Adriana Caselotti (voice) Snow White – Snow White and the Seven Dwarfs (1937)
There was a time in my life where I had an obsession with Disney films. My love for them has not lessened, but there was a particular time of concentrated obsession. I constantly had all of my Disney DVD’s in rotation, keeping them on while I did homework after school every day all through high school. I made tons of ambitious Disney lists. I got to know all of these films very well through sheer repetition.
When is the last time you sat and watched Snow White and the Seven Dwarfs? Maybe you have forgotten or never noticed, but Snow White is the worst. The film is generally a joy, unarguably important and fantastically creative in its animation. Our first Disney princess however, leaves much to be desired.
She is a concoction of uselessness. This goes beyond the expected levels of non-agency that the Disney princesses (at least in earlier decades), tended not to possess. Snow White is just plain stupid. She really is quite the moron. Sadly, this and helplessness are her only characteristics. Oh, and a natural inclination towards domesticity. None of this is even remotely surprising and it is only part of the reason why I have allowed an animated character to wring my hands up in impatience.
When it comes down to it, the clincher is Adriana Caselotti’s voice work. It sounds like someone took the affected iconic voice of Marilyn Monroe, distilled it to its purest form and turned the dial to eleven. Let us ignore the fact that Monroe was eleven when this was released. The voice is unbearable. It has the potential to evoke involuntary eye twitching.

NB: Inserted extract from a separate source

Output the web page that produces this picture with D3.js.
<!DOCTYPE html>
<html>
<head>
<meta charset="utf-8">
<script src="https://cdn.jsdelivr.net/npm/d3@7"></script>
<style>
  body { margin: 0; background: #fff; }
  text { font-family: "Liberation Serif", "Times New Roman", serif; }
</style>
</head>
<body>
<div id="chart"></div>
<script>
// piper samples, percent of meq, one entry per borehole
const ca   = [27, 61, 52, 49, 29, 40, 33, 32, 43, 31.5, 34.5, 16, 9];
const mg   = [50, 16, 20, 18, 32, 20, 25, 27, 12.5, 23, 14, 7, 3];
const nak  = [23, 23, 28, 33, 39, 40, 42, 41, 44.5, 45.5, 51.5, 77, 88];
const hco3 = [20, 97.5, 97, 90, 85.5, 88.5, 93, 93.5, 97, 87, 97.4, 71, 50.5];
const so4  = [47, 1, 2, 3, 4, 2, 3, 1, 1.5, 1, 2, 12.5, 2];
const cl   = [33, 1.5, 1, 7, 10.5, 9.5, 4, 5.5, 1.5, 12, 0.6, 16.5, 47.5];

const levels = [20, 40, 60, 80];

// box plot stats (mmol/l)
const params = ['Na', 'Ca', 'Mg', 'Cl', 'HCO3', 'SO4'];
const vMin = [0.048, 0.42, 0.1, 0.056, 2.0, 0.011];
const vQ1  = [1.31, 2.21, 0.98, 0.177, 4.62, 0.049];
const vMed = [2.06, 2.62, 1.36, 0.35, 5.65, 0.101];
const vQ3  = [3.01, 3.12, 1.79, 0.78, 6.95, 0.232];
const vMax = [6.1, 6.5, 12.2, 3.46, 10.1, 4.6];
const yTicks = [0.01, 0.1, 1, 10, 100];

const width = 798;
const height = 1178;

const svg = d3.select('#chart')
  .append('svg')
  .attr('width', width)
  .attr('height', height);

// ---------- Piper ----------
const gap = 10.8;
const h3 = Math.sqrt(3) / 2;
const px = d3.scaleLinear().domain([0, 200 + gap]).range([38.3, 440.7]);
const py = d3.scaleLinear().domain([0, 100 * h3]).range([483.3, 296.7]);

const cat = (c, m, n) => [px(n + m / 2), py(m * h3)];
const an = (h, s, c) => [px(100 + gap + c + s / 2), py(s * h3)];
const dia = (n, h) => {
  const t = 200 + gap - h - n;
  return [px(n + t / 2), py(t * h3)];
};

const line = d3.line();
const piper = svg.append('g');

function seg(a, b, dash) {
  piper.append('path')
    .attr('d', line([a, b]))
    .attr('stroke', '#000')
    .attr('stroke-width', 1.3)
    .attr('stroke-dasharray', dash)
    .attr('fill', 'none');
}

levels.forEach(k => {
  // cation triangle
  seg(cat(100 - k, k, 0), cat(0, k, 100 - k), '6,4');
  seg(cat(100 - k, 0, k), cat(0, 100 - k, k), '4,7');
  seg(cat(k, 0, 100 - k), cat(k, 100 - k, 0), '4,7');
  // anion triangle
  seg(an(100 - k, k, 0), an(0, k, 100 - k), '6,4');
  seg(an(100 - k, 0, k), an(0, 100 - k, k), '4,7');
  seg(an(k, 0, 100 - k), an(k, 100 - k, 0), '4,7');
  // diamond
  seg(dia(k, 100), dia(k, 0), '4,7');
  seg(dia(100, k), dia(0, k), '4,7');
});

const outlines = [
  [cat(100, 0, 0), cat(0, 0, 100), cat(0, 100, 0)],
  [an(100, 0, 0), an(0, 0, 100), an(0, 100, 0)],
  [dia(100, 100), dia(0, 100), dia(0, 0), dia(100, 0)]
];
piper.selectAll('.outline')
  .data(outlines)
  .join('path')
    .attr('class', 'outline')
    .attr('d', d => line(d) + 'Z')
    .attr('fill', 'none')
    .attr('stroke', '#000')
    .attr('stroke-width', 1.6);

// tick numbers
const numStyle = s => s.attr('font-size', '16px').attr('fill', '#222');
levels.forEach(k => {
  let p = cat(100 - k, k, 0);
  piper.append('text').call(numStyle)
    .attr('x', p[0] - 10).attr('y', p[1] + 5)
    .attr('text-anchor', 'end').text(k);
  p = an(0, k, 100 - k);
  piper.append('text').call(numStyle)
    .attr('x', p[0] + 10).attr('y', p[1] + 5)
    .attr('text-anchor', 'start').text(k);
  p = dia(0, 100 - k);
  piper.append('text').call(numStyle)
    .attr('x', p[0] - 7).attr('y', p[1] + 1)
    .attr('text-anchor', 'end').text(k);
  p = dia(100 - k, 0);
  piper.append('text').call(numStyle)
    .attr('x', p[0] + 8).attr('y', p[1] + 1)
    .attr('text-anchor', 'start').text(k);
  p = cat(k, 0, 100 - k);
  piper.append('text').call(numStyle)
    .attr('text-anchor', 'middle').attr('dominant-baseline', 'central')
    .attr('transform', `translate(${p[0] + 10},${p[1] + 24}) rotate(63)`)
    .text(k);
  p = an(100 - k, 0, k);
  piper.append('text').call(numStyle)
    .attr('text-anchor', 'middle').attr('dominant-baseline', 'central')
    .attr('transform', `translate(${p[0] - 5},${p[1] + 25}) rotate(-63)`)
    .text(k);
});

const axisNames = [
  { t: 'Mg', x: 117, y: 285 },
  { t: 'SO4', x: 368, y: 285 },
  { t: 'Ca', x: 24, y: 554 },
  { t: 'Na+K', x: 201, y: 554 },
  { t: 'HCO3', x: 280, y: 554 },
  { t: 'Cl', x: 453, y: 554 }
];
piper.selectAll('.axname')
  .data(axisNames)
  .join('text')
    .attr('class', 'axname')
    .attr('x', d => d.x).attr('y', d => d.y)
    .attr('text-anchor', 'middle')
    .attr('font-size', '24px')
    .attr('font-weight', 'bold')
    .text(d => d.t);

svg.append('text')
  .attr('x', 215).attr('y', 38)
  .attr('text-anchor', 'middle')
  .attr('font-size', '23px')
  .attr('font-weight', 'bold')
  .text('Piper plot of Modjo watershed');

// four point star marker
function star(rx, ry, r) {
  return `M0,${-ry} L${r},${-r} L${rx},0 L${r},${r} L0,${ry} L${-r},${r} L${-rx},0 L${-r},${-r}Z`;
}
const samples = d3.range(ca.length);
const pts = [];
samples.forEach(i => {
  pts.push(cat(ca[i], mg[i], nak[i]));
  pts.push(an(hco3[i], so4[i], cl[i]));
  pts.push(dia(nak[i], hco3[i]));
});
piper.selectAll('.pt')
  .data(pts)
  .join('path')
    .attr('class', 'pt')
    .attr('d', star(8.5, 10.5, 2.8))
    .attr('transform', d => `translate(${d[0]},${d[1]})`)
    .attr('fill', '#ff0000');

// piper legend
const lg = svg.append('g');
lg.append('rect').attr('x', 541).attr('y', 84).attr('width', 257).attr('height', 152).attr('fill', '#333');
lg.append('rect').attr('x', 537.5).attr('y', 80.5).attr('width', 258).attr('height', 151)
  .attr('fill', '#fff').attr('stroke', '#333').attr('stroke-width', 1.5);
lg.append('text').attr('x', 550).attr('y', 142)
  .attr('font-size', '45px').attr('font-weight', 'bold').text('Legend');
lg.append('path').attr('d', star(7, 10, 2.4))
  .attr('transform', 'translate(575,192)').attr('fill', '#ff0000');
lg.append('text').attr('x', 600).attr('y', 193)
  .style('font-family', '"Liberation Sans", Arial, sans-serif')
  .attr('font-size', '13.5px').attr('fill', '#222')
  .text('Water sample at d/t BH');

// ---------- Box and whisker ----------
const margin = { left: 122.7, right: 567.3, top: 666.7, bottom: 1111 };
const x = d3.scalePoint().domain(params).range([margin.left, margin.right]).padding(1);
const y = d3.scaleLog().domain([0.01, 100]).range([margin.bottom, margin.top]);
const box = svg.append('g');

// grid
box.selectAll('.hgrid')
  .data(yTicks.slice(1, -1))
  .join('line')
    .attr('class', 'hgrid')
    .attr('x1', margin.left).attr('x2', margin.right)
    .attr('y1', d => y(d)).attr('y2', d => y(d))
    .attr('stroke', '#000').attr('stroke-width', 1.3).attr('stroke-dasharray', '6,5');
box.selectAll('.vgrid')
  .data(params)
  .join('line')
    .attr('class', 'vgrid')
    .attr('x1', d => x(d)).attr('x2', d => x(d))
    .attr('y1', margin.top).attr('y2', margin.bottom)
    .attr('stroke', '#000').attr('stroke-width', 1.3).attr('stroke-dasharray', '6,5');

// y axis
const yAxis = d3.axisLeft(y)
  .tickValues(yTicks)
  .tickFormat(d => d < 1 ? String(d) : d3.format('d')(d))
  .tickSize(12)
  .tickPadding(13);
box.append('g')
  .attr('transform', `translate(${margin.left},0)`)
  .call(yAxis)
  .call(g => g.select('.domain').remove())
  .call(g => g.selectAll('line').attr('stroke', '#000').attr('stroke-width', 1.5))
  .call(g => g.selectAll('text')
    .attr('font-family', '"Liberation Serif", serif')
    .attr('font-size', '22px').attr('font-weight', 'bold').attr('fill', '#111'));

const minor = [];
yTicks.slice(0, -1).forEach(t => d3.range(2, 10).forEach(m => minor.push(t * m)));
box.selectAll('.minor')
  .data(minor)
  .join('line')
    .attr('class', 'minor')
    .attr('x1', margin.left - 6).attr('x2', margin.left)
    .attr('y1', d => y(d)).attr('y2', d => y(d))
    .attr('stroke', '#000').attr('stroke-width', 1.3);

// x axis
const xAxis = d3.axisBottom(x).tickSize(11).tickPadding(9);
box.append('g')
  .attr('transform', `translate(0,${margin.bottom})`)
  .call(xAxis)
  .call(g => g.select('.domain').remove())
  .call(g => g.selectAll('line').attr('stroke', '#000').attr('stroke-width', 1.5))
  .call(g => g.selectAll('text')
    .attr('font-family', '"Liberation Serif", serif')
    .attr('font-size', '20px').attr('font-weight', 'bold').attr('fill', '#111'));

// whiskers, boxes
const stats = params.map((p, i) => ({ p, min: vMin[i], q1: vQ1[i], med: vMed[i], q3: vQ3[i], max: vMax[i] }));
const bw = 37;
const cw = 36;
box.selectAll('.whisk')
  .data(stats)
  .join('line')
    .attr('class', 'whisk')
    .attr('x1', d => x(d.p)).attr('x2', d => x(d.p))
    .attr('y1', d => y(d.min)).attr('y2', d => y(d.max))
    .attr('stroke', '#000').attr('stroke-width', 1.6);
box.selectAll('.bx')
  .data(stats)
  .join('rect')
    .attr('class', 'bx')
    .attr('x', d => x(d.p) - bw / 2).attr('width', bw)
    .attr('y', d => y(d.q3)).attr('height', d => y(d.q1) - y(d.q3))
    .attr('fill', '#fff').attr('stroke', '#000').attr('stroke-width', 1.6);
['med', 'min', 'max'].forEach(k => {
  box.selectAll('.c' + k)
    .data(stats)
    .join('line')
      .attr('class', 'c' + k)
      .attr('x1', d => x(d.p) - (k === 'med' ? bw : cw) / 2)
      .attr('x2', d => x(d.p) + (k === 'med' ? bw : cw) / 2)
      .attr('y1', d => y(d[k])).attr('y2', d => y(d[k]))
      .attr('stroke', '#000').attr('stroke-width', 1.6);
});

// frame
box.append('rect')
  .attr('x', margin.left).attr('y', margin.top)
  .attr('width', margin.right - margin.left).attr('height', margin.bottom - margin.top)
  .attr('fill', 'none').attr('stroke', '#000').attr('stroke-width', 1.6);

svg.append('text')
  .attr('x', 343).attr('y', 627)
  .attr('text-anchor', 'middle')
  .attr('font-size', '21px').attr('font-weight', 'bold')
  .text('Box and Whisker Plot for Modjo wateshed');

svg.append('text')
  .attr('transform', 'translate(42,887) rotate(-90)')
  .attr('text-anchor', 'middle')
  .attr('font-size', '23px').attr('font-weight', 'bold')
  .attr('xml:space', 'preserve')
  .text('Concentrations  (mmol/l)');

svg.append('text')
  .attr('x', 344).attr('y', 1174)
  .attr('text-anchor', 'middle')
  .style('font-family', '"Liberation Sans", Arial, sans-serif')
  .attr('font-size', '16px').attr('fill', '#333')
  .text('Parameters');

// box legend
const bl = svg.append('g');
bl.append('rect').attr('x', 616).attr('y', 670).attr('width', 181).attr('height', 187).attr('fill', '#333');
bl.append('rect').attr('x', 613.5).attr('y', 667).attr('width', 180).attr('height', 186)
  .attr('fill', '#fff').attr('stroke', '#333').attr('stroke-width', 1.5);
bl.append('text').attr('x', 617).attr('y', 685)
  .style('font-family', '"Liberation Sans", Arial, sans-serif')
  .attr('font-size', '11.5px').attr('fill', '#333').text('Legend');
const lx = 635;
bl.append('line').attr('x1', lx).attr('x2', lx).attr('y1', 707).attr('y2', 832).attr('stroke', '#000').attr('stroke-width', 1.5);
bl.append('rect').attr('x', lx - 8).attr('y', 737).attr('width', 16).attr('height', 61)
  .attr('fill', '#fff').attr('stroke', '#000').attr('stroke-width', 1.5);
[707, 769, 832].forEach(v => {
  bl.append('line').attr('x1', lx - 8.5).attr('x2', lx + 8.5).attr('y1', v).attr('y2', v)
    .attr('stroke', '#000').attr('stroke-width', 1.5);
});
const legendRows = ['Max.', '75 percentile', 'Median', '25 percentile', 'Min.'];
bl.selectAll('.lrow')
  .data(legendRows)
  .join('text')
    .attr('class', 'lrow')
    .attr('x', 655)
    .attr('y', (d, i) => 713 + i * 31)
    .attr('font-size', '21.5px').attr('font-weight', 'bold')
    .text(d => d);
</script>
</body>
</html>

The anger I carry towards this character does not compare to the other entries in this first set. Yet Alice Swallow still bothers me beyond what is meant. This is a character whom we immediately recognize as being the wrong match for Cary Grant’s David Huxley. She is stuffy, prim and curt. She is a party pooper of the first degree. We are not supposed to like her.
If we are not supposed to like her then why put her on? Because she is a caricature who barely gets any screen time. Alice is not for one moment in danger of keeping David away from what he wants. She is a physical representation of what needs to change in his life. She never feels like a real human being. And she appears in the very beginning and end of the film.
She is on this list because I spend far too much time hating a character that not even the film itself takes with a modicum of seriousness.